WRITTEN REQUEST –
Read the records below. Copy each line where the string "this" occurs.

* start RECORDS FOR PROCESSING *

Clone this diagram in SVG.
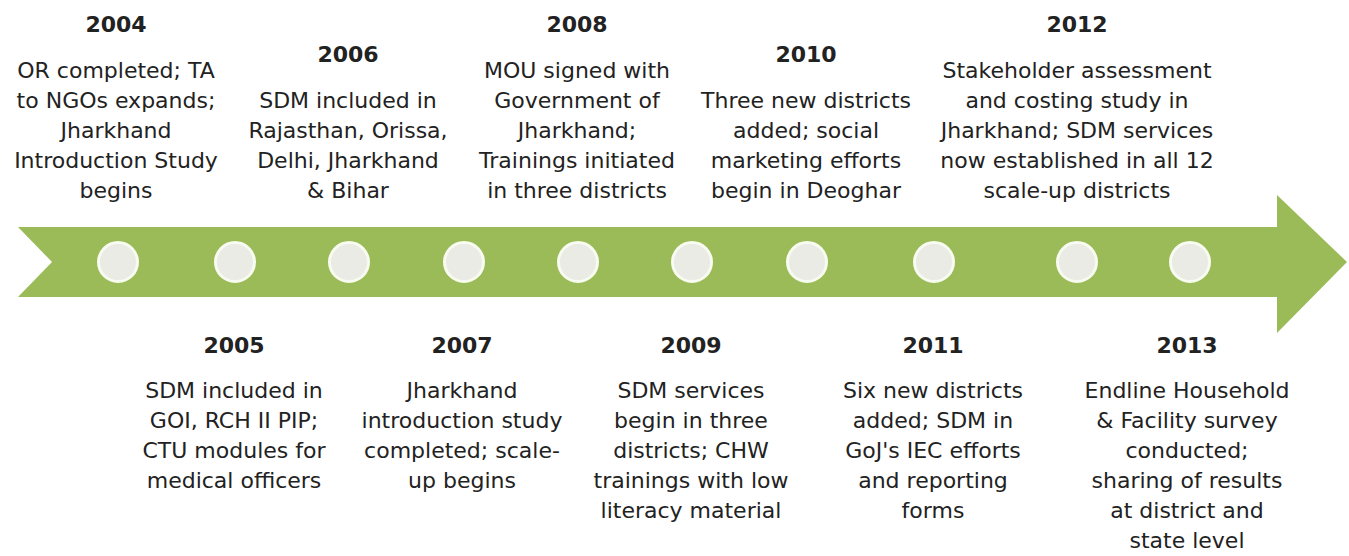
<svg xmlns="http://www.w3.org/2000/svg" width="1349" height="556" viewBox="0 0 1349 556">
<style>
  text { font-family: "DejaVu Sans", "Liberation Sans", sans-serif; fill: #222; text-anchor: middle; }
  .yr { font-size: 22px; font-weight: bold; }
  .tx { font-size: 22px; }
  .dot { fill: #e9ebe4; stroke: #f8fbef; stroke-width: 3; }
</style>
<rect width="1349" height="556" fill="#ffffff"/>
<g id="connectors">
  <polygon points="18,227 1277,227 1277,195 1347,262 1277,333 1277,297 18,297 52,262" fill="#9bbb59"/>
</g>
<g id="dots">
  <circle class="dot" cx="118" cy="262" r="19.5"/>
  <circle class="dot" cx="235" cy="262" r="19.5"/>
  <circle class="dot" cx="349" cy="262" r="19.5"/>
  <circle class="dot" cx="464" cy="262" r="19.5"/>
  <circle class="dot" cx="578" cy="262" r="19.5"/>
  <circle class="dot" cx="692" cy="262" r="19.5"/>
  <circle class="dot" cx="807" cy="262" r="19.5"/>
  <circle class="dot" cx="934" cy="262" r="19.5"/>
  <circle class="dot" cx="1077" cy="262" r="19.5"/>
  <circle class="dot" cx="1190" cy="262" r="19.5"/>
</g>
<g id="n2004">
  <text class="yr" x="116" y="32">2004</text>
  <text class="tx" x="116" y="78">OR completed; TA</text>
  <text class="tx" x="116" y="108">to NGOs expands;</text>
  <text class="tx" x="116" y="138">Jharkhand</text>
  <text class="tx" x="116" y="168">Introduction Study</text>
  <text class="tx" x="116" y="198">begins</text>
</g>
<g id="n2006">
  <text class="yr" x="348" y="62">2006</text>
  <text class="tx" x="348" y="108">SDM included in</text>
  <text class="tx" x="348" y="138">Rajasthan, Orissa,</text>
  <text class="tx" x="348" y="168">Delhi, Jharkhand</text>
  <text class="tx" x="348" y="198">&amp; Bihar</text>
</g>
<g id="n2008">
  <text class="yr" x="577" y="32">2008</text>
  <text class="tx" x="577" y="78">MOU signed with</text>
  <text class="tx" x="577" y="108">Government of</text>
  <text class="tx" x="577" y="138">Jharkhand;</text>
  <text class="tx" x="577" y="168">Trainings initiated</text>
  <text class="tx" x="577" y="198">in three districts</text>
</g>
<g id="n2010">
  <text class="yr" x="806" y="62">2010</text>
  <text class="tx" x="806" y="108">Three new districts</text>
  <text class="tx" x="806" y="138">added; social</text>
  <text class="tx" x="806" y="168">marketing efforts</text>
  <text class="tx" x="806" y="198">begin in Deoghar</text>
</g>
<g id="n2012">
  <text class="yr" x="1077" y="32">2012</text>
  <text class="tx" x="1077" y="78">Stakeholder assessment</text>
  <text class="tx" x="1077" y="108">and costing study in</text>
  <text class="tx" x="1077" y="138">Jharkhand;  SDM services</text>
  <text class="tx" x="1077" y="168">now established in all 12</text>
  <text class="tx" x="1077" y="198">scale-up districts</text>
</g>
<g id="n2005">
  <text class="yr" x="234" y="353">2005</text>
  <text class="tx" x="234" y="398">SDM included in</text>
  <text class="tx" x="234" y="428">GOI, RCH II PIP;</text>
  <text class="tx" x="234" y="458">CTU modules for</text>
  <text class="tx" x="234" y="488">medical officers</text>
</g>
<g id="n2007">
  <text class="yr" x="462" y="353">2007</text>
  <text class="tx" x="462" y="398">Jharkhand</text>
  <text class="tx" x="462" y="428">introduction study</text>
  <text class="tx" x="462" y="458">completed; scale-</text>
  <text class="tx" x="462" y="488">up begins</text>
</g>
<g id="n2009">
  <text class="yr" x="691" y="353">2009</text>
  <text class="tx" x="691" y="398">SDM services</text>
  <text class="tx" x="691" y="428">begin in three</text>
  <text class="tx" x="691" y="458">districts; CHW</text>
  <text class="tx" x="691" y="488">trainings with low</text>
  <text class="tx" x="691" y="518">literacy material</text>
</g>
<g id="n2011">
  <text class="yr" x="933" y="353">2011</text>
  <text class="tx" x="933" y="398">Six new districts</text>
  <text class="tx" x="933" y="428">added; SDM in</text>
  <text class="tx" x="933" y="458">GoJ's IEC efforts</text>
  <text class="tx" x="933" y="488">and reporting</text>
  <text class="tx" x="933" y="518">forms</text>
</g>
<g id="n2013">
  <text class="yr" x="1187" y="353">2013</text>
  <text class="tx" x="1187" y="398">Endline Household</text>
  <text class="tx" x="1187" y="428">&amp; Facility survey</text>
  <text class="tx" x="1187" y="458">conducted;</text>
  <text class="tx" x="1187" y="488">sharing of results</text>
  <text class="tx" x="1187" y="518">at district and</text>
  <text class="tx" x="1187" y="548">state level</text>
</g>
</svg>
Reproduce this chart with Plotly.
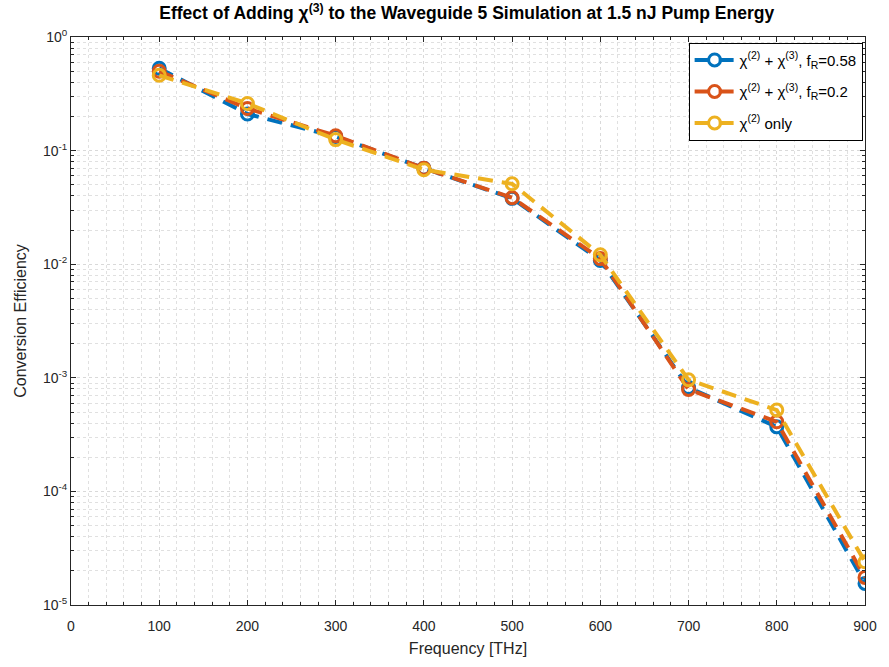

* end RECORDS FOR PROCESSING *

OUTPUT BELOW –
Clone this diagram in SVG.
Reproduce this chart with Plotly.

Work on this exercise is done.